Problem to solve:
Transcribe the material verbatim in full; the pictures do not belong in the copy.

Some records
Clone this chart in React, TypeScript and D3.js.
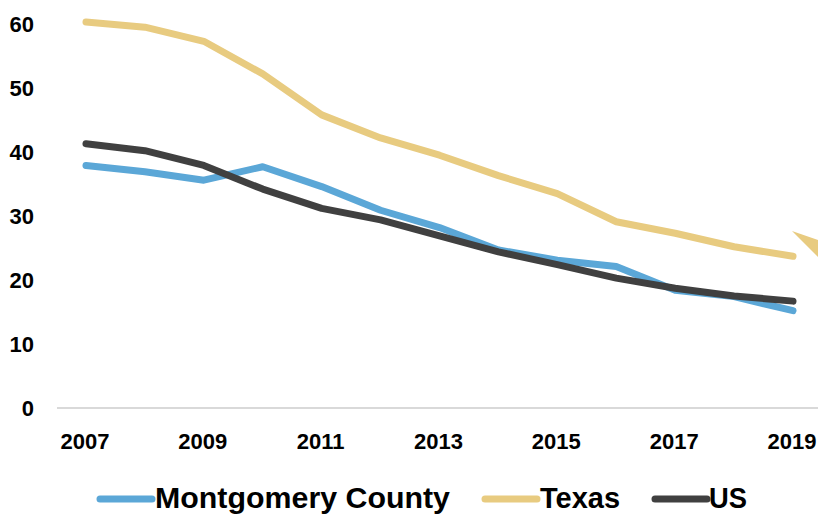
import React from 'react';
import * as d3 from 'd3';

const years = [2007, 2008, 2009, 2010, 2011, 2012, 2013, 2014, 2015, 2016, 2017, 2018, 2019];
const montgomery = [37.9, 36.9, 35.6, 37.7, 34.6, 30.9, 28.2, 24.7, 23.1, 22.1, 18.4, 17.4, 15.2];
const texas = [60.3, 59.5, 57.3, 52.2, 45.8, 42.2, 39.5, 36.3, 33.5, 29.1, 27.3, 25.2, 23.7];
const us = [41.3, 40.2, 37.9, 34.2, 31.2, 29.4, 26.9, 24.4, 22.4, 20.3, 18.7, 17.5, 16.7];
const yTicks = [0, 10, 20, 30, 40, 50, 60];
const xTicks = [2007, 2009, 2011, 2013, 2015, 2017, 2019];

const series = [
  { name: 'Montgomery County', values: montgomery, color: '#5ba7d7', legendX: 100, textX: 155, textLen: 295 },
  { name: 'Texas', values: texas, color: '#e8cb80', legendX: 485, textX: 540, textLen: 80 },
  { name: 'US', values: us, color: '#404040', legendX: 655, textX: 709, textLen: 38 },
];

const W = 818;
const H = 515;
const font = '"Liberation Sans", Arial, sans-serif';

export default function App() {
  const x = d3.scaleLinear().domain([2007, 2019]).range([86, 793]);
  const y = d3.scaleLinear().domain([0, 60]).range([408, 24]);

  const line = d3.line<number>()
    .x((_, i) => x(years[i]))
    .y(d => y(d))
    .curve(d3.curveLinear);

  return (
    <svg width={W} height={H} style={{ position: 'absolute', left: 0, top: 0, background: '#fff' }}>
      {/* baseline */}
      <line x1={57} x2={W} y1={y(0)} y2={y(0)} stroke="#d9d9d9" strokeWidth={2} />

      {/* y axis labels */}
      {yTicks.map(t => (
        <text key={t} x={34} y={y(t)} dy="0.36em" textAnchor="end"
          fontFamily={font} fontWeight="bold" fontSize={22} fill="#000">{t}</text>
      ))}

      {/* x axis labels */}
      {xTicks.map(t => (
        <text key={t} x={x(t) - 1} y={449} textAnchor="middle"
          fontFamily={font} fontWeight="bold" fontSize={22} fill="#000">{t}</text>
      ))}

      {/* lines */}
      {series.map(s => (
        <path key={s.name} d={line(s.values) || ''} fill="none" stroke={s.color}
          strokeWidth={7} strokeLinecap="round" strokeLinejoin="round" />
      ))}

      {/* cropped callout on the right */}
      <polygon points="792,231 818,240 818,257" fill="#e8cb80" />

      {/* legend */}
      {series.map(s => (
        <g key={s.name + '-legend'}>
          <line x1={s.legendX} x2={s.legendX + 52} y1={499} y2={499} stroke={s.color}
            strokeWidth={7} strokeLinecap="round" />
          <text x={s.textX} y={508} fontFamily={font} fontWeight="bold" fontSize={29}
            textLength={s.textLen} lengthAdjust="spacingAndGlyphs" fill="#000">{s.name}</text>
        </g>
      ))}
    </svg>
  );
}
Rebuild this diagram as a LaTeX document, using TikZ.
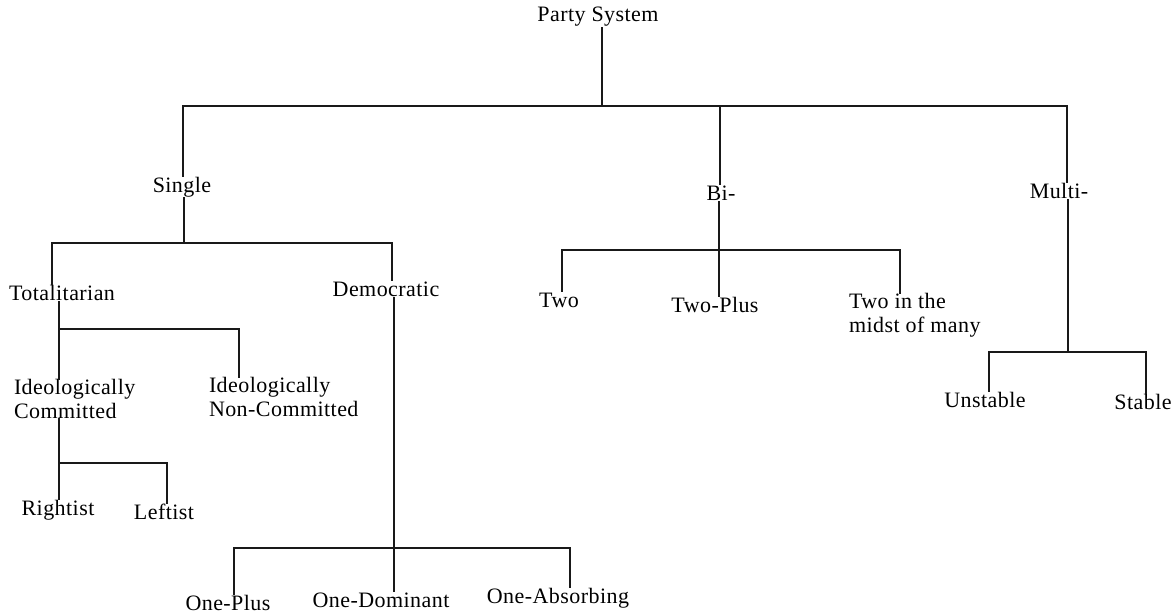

Correct response:
Clone this chart in React, TypeScript and D3.js.
import React from 'react';
import * as d3 from 'd3';

const years = [2007, 2008, 2009, 2010, 2011, 2012, 2013, 2014, 2015, 2016, 2017, 2018, 2019];
const montgomery = [37.9, 36.9, 35.6, 37.7, 34.6, 30.9, 28.2, 24.7, 23.1, 22.1, 18.4, 17.4, 15.2];
const texas = [60.3, 59.5, 57.3, 52.2, 45.8, 42.2, 39.5, 36.3, 33.5, 29.1, 27.3, 25.2, 23.7];
const us = [41.3, 40.2, 37.9, 34.2, 31.2, 29.4, 26.9, 24.4, 22.4, 20.3, 18.7, 17.5, 16.7];
const yTicks = [0, 10, 20, 30, 40, 50, 60];
const xTicks = [2007, 2009, 2011, 2013, 2015, 2017, 2019];

const series = [
  { name: 'Montgomery County', values: montgomery, color: '#5ba7d7', legendX: 100, textX: 155, textLen: 295 },
  { name: 'Texas', values: texas, color: '#e8cb80', legendX: 485, textX: 540, textLen: 80 },
  { name: 'US', values: us, color: '#404040', legendX: 655, textX: 709, textLen: 38 },
];

const W = 818;
const H = 515;
const font = '"Liberation Sans", Arial, sans-serif';

export default function App() {
  const x = d3.scaleLinear().domain([2007, 2019]).range([86, 793]);
  const y = d3.scaleLinear().domain([0, 60]).range([408, 24]);

  const line = d3.line<number>()
    .x((_, i) => x(years[i]))
    .y(d => y(d))
    .curve(d3.curveLinear);

  return (
    <svg width={W} height={H} style={{ position: 'absolute', left: 0, top: 0, background: '#fff' }}>
      {/* baseline */}
      <line x1={57} x2={W} y1={y(0)} y2={y(0)} stroke="#d9d9d9" strokeWidth={2} />

      {/* y axis labels */}
      {yTicks.map(t => (
        <text key={t} x={34} y={y(t)} dy="0.36em" textAnchor="end"
          fontFamily={font} fontWeight="bold" fontSize={22} fill="#000">{t}</text>
      ))}

      {/* x axis labels */}
      {xTicks.map(t => (
        <text key={t} x={x(t) - 1} y={449} textAnchor="middle"
          fontFamily={font} fontWeight="bold" fontSize={22} fill="#000">{t}</text>
      ))}

      {/* lines */}
      {series.map(s => (
        <path key={s.name} d={line(s.values) || ''} fill="none" stroke={s.color}
          strokeWidth={7} strokeLinecap="round" strokeLinejoin="round" />
      ))}

      {/* cropped callout on the right */}
      <polygon points="792,231 818,240 818,257" fill="#e8cb80" />

      {/* legend */}
      {series.map(s => (
        <g key={s.name + '-legend'}>
          <line x1={s.legendX} x2={s.legendX + 52} y1={499} y2={499} stroke={s.color}
            strokeWidth={7} strokeLinecap="round" />
          <text x={s.textX} y={508} fontFamily={font} fontWeight="bold" fontSize={29}
            textLength={s.textLen} lengthAdjust="spacingAndGlyphs" fill="#000">{s.name}</text>
        </g>
      ))}
    </svg>
  );
}
Rebuild this diagram as a LaTeX document, using TikZ.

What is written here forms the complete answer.